Last week I had to make the hardest decision of my political career – and one of the hardest decisions I have ever had to make in my life. I have supported the Prime Minister since he launched his campaign to become leader of the Conservative Party almost exactly three years ago. I have worked with him closely in that time, including two and a half years as his Parliamentary Private Secretary. I have always wanted him to succeed and, for a long time, I believed that he would, that he would lead my party for many years to come. His achievements have been colossal. He and the people around him managed, in the teeth of a furiously difficult parliamentary situation, to win a General Election and take us out of the EU as the referendum of 2016 had required. Within weeks of this being complete, Covid-19 had broken out and the country had fallen into worst crisis since 1945.
In part thanks to his leadership, Oxford University and Astra Zeneca developed one of the very first vaccines and thanks to the NHS and the Army, one of the best vaccine rollouts in the world. Cruel fate meant that on the same day that the last coronavirus restrictions were lifted, Vladimir Putin invaded Ukraine, bringing havoc to the energy and food markets and bringing terrible pain to the people of that country and to the economies of the world.
Boris Johnson’s accomplishments are there for all to see. Lenin said, “There are decades in which nothing happens, and there are weeks in which decades happen.” Boris Johnson ruled through several such weeks. (We joke in Westminster that the years through which we are currently living are “dog years” – seven to the one.) Despite all of this, the repeated mishandling of other issues by his operation meant that by Tuesday evening last week it was very clear that he had lost the confidence of the parliamentary party, that he could no longer govern and that for the good of the party and the country he needed to stand aside. There are only so many resets that politics will allow. There are only so many times one can put one’s ministers and MPs in impossible positions. There are only so many excuses.
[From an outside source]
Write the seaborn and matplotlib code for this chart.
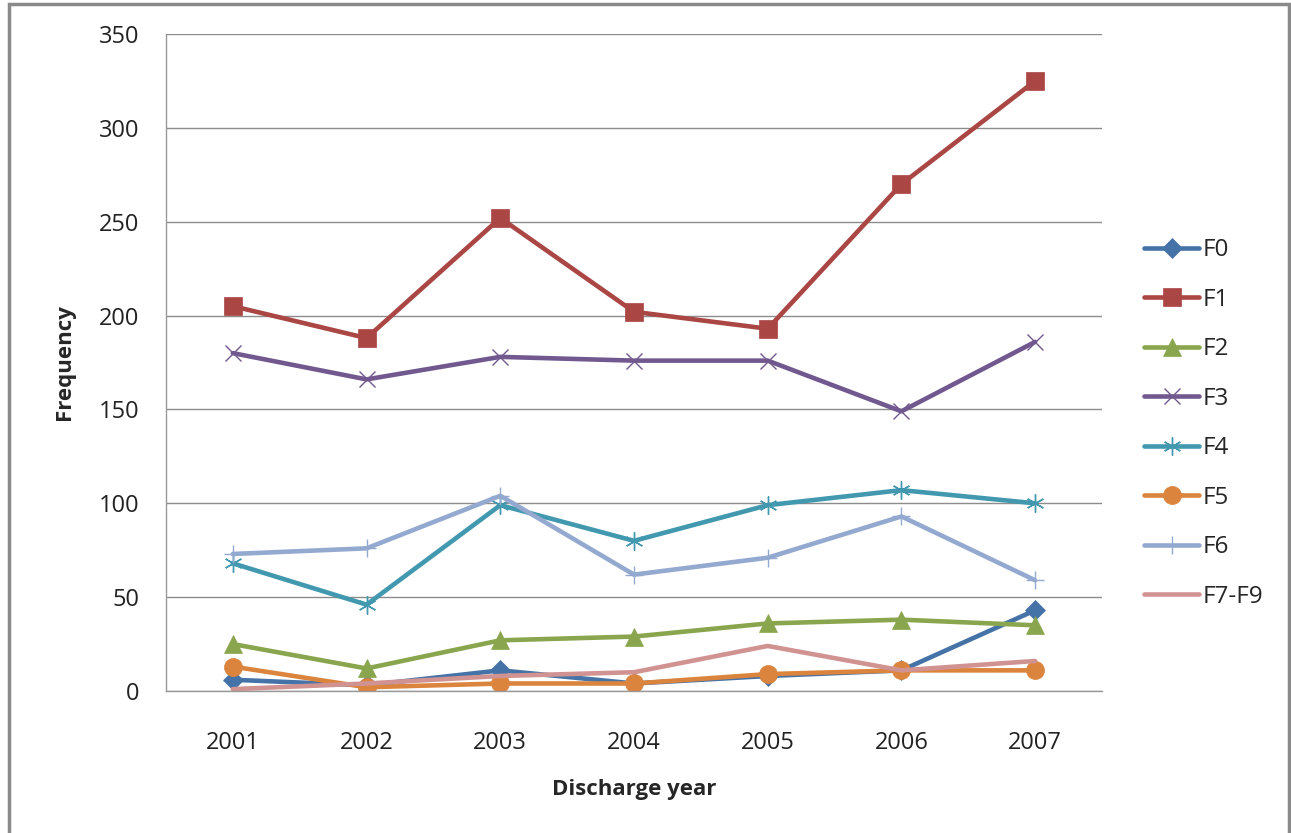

When compounded errors prevent an administration from ruling properly and prevent it from communicating its successes, it is time for a change of administration.
I retain all of my personal affection for the outgoing Prime Minister but I could no longer in good conscience serve him as a minister when I could no longer defend the decisions and mistakes that had been made – and for that reason I resigned as an education minister on Tuesday afternoon. It will give me more time to spend with my constituents in Brentwood and Ongar – and, for that, at least, I am glad.
By the time you read this, the first round of voting in the leadership contest will have taken place. I am supporting Kemi Badenoch – a great Essex MP and one of the most impressive people I have ever met. She is the embodiment of all that is good about our country and would be a wonderful fresh start. In betting terms, she is an outsider but often the best people are.